Ross Noble: Noodlemeister Apollo Theatre, London W1, until 2 October
When Ross Noble asks for some questions from the floor as the encore to his new West End show, a woman in the balcony asks what everyone is secretly wondering: 'Did you just make all of that up on the spot?'
Noble, for once, is rendered speechless with incredulity, since his formidable international reputation as a live performer rests on exactly these extemporising talents. From an audience member's glasses, posture or innocent remark, he creates whole fantasy worlds of Ninja assassins and animals that double as musical instruments.
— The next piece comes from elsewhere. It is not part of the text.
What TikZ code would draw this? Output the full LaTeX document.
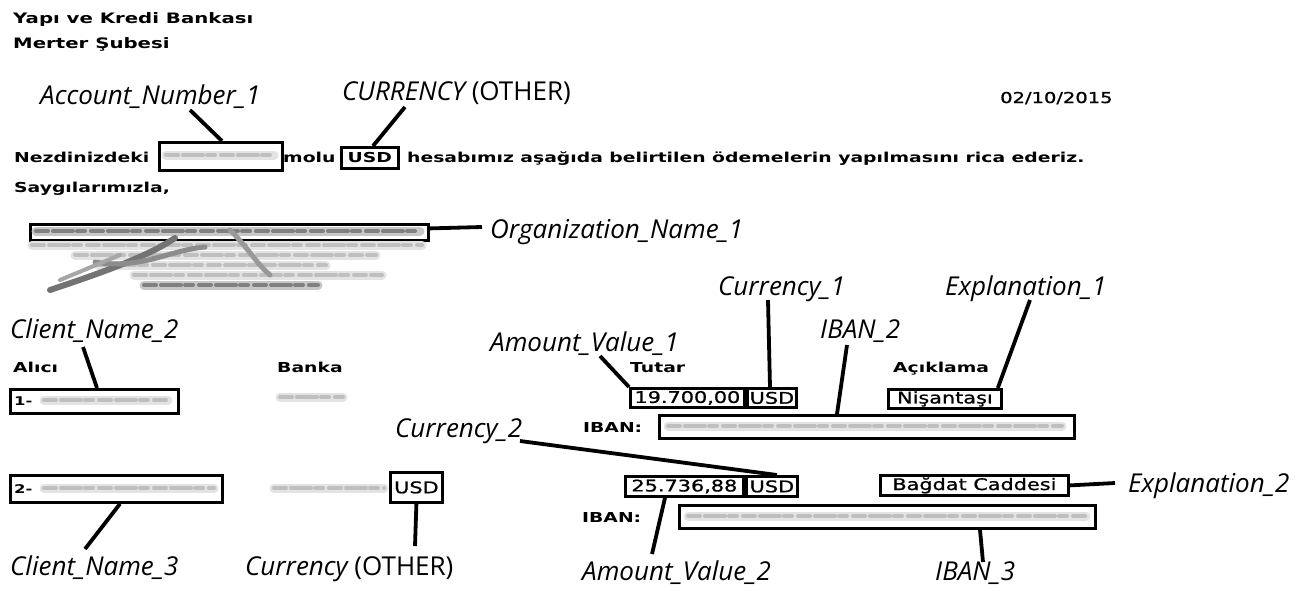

'It's not so much a show, this,' he explains, 'it's more like watching an attention-deficit child for a couple of hours.'
The trick with this kind of improvised show is to weave some prepared material into the spur-of-the-moment riffing so that the seams are invisible, an accomplishment Noble shares with Eddie Izzard and Billy Connolly. He has some great setpieces here about inventive methods of male waxing and how to liven up the chain-ganged prisoners at Guantanamo Bay, but he's just as good at physical comedy. One of his best moments here was of people slipping in the Diana memorial fountain: 'They should have kept it open and just had the Benny Hill music playing all day - it's what she would have wanted.'
Two hours and then an encore is perhaps a bit too long, but it was worth the wait for the best joke of the night: Noble tells of buying his father, a Parkinson's sufferer, a present to cheer him up. It was a tambourine.